--- Given instruction ---
Write out all the lines again, precisely as they stand, but without the images.

-- Begin Collected data --

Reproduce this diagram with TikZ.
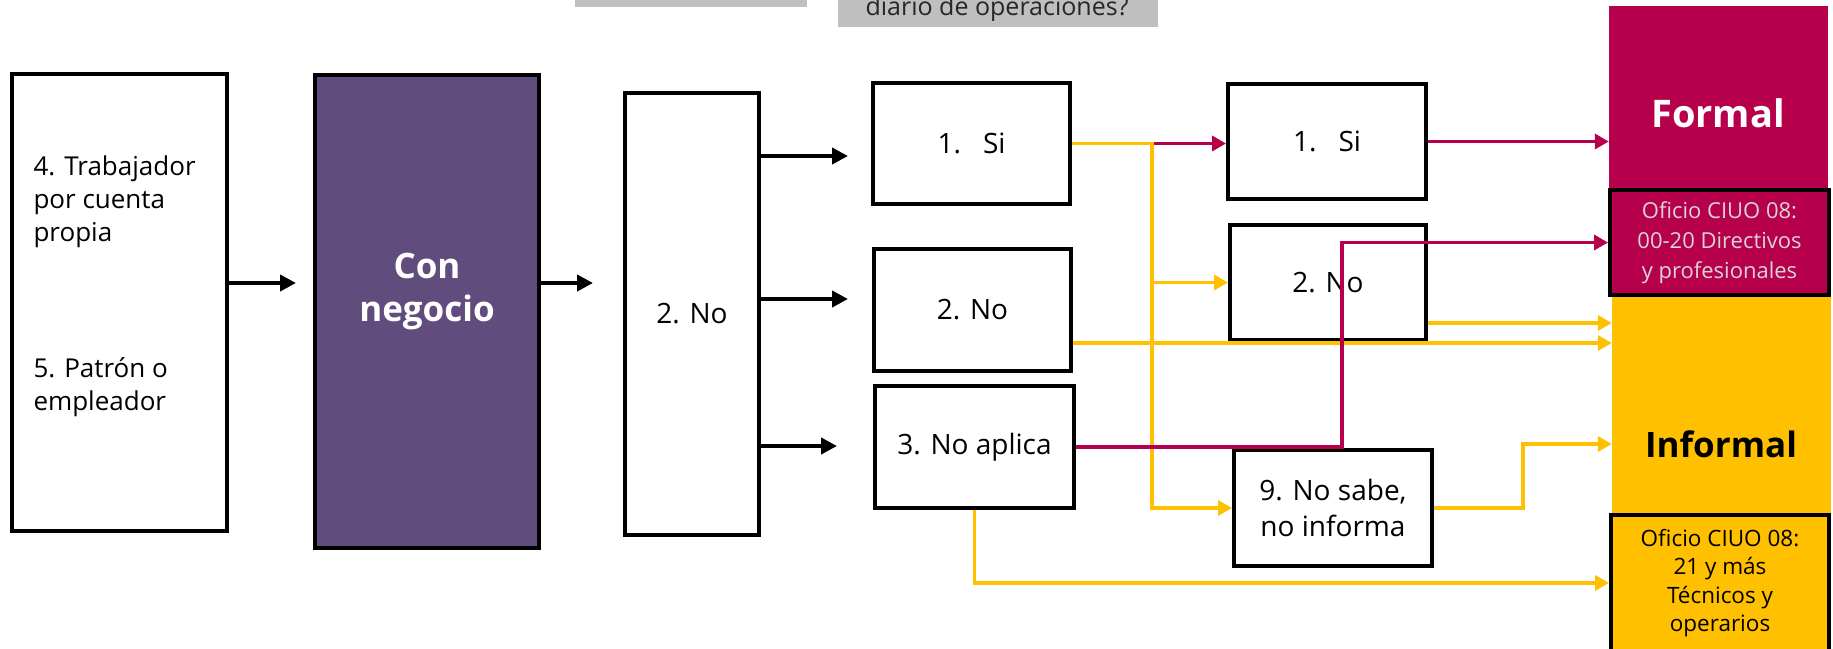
\documentclass[tikz,border=0pt]{standalone}
\usepackage{fontspec}
\setmainfont{Open Sans}
\usetikzlibrary{arrows.meta,calc}

\definecolor{rojo}{HTML}{B7004C}
\definecolor{amarillo}{HTML}{FFC000}
\definecolor{morado}{HTML}{604C7D}
\definecolor{gris}{HTML}{BFBFBF}
\definecolor{grisclaro}{HTML}{DCD3D7}

\begin{document}
\begin{tikzpicture}[x=1pt, y=-1pt,
    caja/.style={draw=black, line width=4pt, fill=white, inner sep=0pt, align=center, font=\fontsize{28}{36}\selectfont},
    flecha/.style={line width=4pt, -{Triangle[length=16pt,width=16pt]}},
    roja/.style={rojo, line width=3.5pt, -{Triangle[length=14pt,width=15pt]}},
    amarilla/.style={amarillo, line width=3.5pt, -{Triangle[length=14pt,width=15pt]}}]

    \useasboundingbox (0,0) rectangle (1833,648);
    \clip (0,0) rectangle (1833,648);

    % Recuadros grises (cortados arriba)
    \fill[gris] (575,-20) rectangle (807,7);
    \fill[gris] (838,-40) rectangle (1158,27);
    \node[anchor=base, text=black!85, font=\fontsize{25}{30}\selectfont] (libro) at (997,15) {diario de operaciones?};

    % Cajas
    \node[caja, minimum width=215pt, minimum height=457pt] (trab) at (119.5,302.5) {};
    \node[anchor=west, align=left, font=\fontsize{26}{33}\selectfont] (trabA) at (30,202) {4. Trabajador\\por cuenta\\propia};
    \node[anchor=west, align=left, font=\fontsize{26}{33}\selectfont] (trabB) at (30,387) {5. Patrón o\\empleador};

    \node[caja, fill=morado, minimum width=224pt, minimum height=473pt] (con) at (427,311.5) {};
    \node[text=white, align=center, font=\bfseries\fontsize{35}{43}\selectfont] (contxt) at (427,292) {Con\\negocio};

    \node[caja, minimum width=134pt, minimum height=442pt] (no0) at (692,314) {2. No};

    \node[caja, minimum width=197pt, minimum height=121pt] (si1) at (971.5,143.5) {1.\hspace{22pt}Si};
    \node[caja, minimum width=197pt, minimum height=122pt] (no1) at (972.5,310) {2. No};
    \node[caja, minimum width=199pt, minimum height=122pt] (na) at (974.5,447) {3. No aplica};

    \node[caja, minimum width=198pt, minimum height=115pt] (si2) at (1327,141.5) {1.\hspace{22pt}Si};
    \node[caja, minimum width=196pt, minimum height=115pt] (no2) at (1328,282.5) {2. No};
    \node[caja, minimum width=198pt, minimum height=116pt] (ns) at (1333,508) {9. No sabe,\\no informa};

    % Resultado
    \node[fill=rojo, inner sep=0pt, minimum width=219pt, minimum height=182pt] (formal) at (1718.5,97) {};
    \node[text=white, font=\bfseries\fontsize{38}{46}\selectfont] (formaltxt) at (1718,113.5) {Formal};
    \node[fill=amarillo, inner sep=0pt, minimum width=219pt, minimum height=217pt] (informal) at (1721.5,404.5) {};
    \node[font=\bfseries\fontsize{35}{42}\selectfont] (informaltxt) at (1721,444) {Informal};
    \node[caja, fill=rojo, text=grisclaro, font=\fontsize{22}{30}\selectfont, minimum width=219pt, minimum height=105pt] (ofi1) at (1719.5,242.5) {Oficio CIUO 08:\\00-20 Directivos\\y profesionales};
    \node[caja, fill=amarillo, font=\fontsize{22.5}{28.5}\selectfont, minimum width=218pt, minimum height=136pt] (ofi2) at (1720,583) {Oficio CIUO 08:\\21 y más\\Técnicos y\\operarios};

    % Rieles
    \coordinate (f1) at (0,283);
    \coordinate (f2) at (0,156);
    \coordinate (f3) at (0,299);
    \coordinate (f4) at (0,446);
    \coordinate (v1) at (1152,0);
    \coordinate (v2) at (1342,0);
    \coordinate (v3) at (1523,0);
    \coordinate (a1) at (0,323);
    \coordinate (a2) at (0,343);
    \coordinate (a3) at (0,444);

    % Flechas negras
    \draw[flecha, shorten >=17pt] (trab.east |- f1) -- (con.west |- f1);
    \draw[flecha, shorten >=30pt] (con.east |- f1) -- (no0.west |- f1);
    \draw[flecha, shorten >=23pt] (no0.east |- f2) -- (si1.west |- f2);
    \draw[flecha, shorten >=24pt] (no0.east |- f3) -- (no1.west |- f3);
    \draw[flecha, shorten >=36pt] (no0.east |- f4) -- (na.west |- f4);

    % Flechas rojas y amarillas
    \draw[roja] (si1.east) -- (si2.west |- si1.east);
    \draw[amarilla] (si1.east) -| (v1 |- no2.west) -- (no2.west);
    \draw[amarilla] (v1 |- no2.west) |- (ns.west);
    \draw[amarilla] (no2.east |- a1) -- (informal.west |- a1);
    \draw[amarilla] (no1.east |- a2) -- (informal.west |- a2);
    \draw[amarilla] (ns.east) -| (v3 |- a3) -- (informal.west |- a3);
    \draw[amarilla] (na.south) |- (ofi2.west);
    \draw[roja] (si2.east) -- (formal.west |- si2.east);
    \draw[roja] (na.east) -| (v2 |- ofi1.west) -- (ofi1.west);
\end{tikzpicture}
\end{document}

-- End Collected data --

--- Output for this task ---
Reproduce this diagram with TikZ.
\documentclass[tikz,border=0pt]{standalone}
\usepackage{fontspec}
\setmainfont{Open Sans}
\usetikzlibrary{arrows.meta,calc}

\definecolor{rojo}{HTML}{B7004C}
\definecolor{amarillo}{HTML}{FFC000}
\definecolor{morado}{HTML}{604C7D}
\definecolor{gris}{HTML}{BFBFBF}
\definecolor{grisclaro}{HTML}{DCD3D7}

\begin{document}
\begin{tikzpicture}[x=1pt, y=-1pt,
    caja/.style={draw=black, line width=4pt, fill=white, inner sep=0pt, align=center, font=\fontsize{28}{36}\selectfont},
    flecha/.style={line width=4pt, -{Triangle[length=16pt,width=16pt]}},
    roja/.style={rojo, line width=3.5pt, -{Triangle[length=14pt,width=15pt]}},
    amarilla/.style={amarillo, line width=3.5pt, -{Triangle[length=14pt,width=15pt]}}]

    \useasboundingbox (0,0) rectangle (1833,648);
    \clip (0,0) rectangle (1833,648);

    % Recuadros grises (cortados arriba)
    \fill[gris] (575,-20) rectangle (807,7);
    \fill[gris] (838,-40) rectangle (1158,27);
    \node[anchor=base, text=black!85, font=\fontsize{25}{30}\selectfont] (libro) at (997,15) {diario de operaciones?};

    % Cajas
    \node[caja, minimum width=215pt, minimum height=457pt] (trab) at (119.5,302.5) {};
    \node[anchor=west, align=left, font=\fontsize{26}{33}\selectfont] (trabA) at (30,202) {4. Trabajador\\por cuenta\\propia};
    \node[anchor=west, align=left, font=\fontsize{26}{33}\selectfont] (trabB) at (30,387) {5. Patrón o\\empleador};

    \node[caja, fill=morado, minimum width=224pt, minimum height=473pt] (con) at (427,311.5) {};
    \node[text=white, align=center, font=\bfseries\fontsize{35}{43}\selectfont] (contxt) at (427,292) {Con\\negocio};

    \node[caja, minimum width=134pt, minimum height=442pt] (no0) at (692,314) {2. No};

    \node[caja, minimum width=197pt, minimum height=121pt] (si1) at (971.5,143.5) {1.\hspace{22pt}Si};
    \node[caja, minimum width=197pt, minimum height=122pt] (no1) at (972.5,310) {2. No};
    \node[caja, minimum width=199pt, minimum height=122pt] (na) at (974.5,447) {3. No aplica};

    \node[caja, minimum width=198pt, minimum height=115pt] (si2) at (1327,141.5) {1.\hspace{22pt}Si};
    \node[caja, minimum width=196pt, minimum height=115pt] (no2) at (1328,282.5) {2. No};
    \node[caja, minimum width=198pt, minimum height=116pt] (ns) at (1333,508) {9. No sabe,\\no informa};

    % Resultado
    \node[fill=rojo, inner sep=0pt, minimum width=219pt, minimum height=182pt] (formal) at (1718.5,97) {};
    \node[text=white, font=\bfseries\fontsize{38}{46}\selectfont] (formaltxt) at (1718,113.5) {Formal};
    \node[fill=amarillo, inner sep=0pt, minimum width=219pt, minimum height=217pt] (informal) at (1721.5,404.5) {};
    \node[font=\bfseries\fontsize{35}{42}\selectfont] (informaltxt) at (1721,444) {Informal};
    \node[caja, fill=rojo, text=grisclaro, font=\fontsize{22}{30}\selectfont, minimum width=219pt, minimum height=105pt] (ofi1) at (1719.5,242.5) {Oficio CIUO 08:\\00-20 Directivos\\y profesionales};
    \node[caja, fill=amarillo, font=\fontsize{22.5}{28.5}\selectfont, minimum width=218pt, minimum height=136pt] (ofi2) at (1720,583) {Oficio CIUO 08:\\21 y más\\Técnicos y\\operarios};

    % Rieles
    \coordinate (f1) at (0,283);
    \coordinate (f2) at (0,156);
    \coordinate (f3) at (0,299);
    \coordinate (f4) at (0,446);
    \coordinate (v1) at (1152,0);
    \coordinate (v2) at (1342,0);
    \coordinate (v3) at (1523,0);
    \coordinate (a1) at (0,323);
    \coordinate (a2) at (0,343);
    \coordinate (a3) at (0,444);

    % Flechas negras
    \draw[flecha, shorten >=17pt] (trab.east |- f1) -- (con.west |- f1);
    \draw[flecha, shorten >=30pt] (con.east |- f1) -- (no0.west |- f1);
    \draw[flecha, shorten >=23pt] (no0.east |- f2) -- (si1.west |- f2);
    \draw[flecha, shorten >=24pt] (no0.east |- f3) -- (no1.west |- f3);
    \draw[flecha, shorten >=36pt] (no0.east |- f4) -- (na.west |- f4);

    % Flechas rojas y amarillas
    \draw[roja] (si1.east) -- (si2.west |- si1.east);
    \draw[amarilla] (si1.east) -| (v1 |- no2.west) -- (no2.west);
    \draw[amarilla] (v1 |- no2.west) |- (ns.west);
    \draw[amarilla] (no2.east |- a1) -- (informal.west |- a1);
    \draw[amarilla] (no1.east |- a2) -- (informal.west |- a2);
    \draw[amarilla] (ns.east) -| (v3 |- a3) -- (informal.west |- a3);
    \draw[amarilla] (na.south) |- (ofi2.west);
    \draw[roja] (si2.east) -- (formal.west |- si2.east);
    \draw[roja] (na.east) -| (v2 |- ofi1.west) -- (ofi1.west);
\end{tikzpicture}
\end{document}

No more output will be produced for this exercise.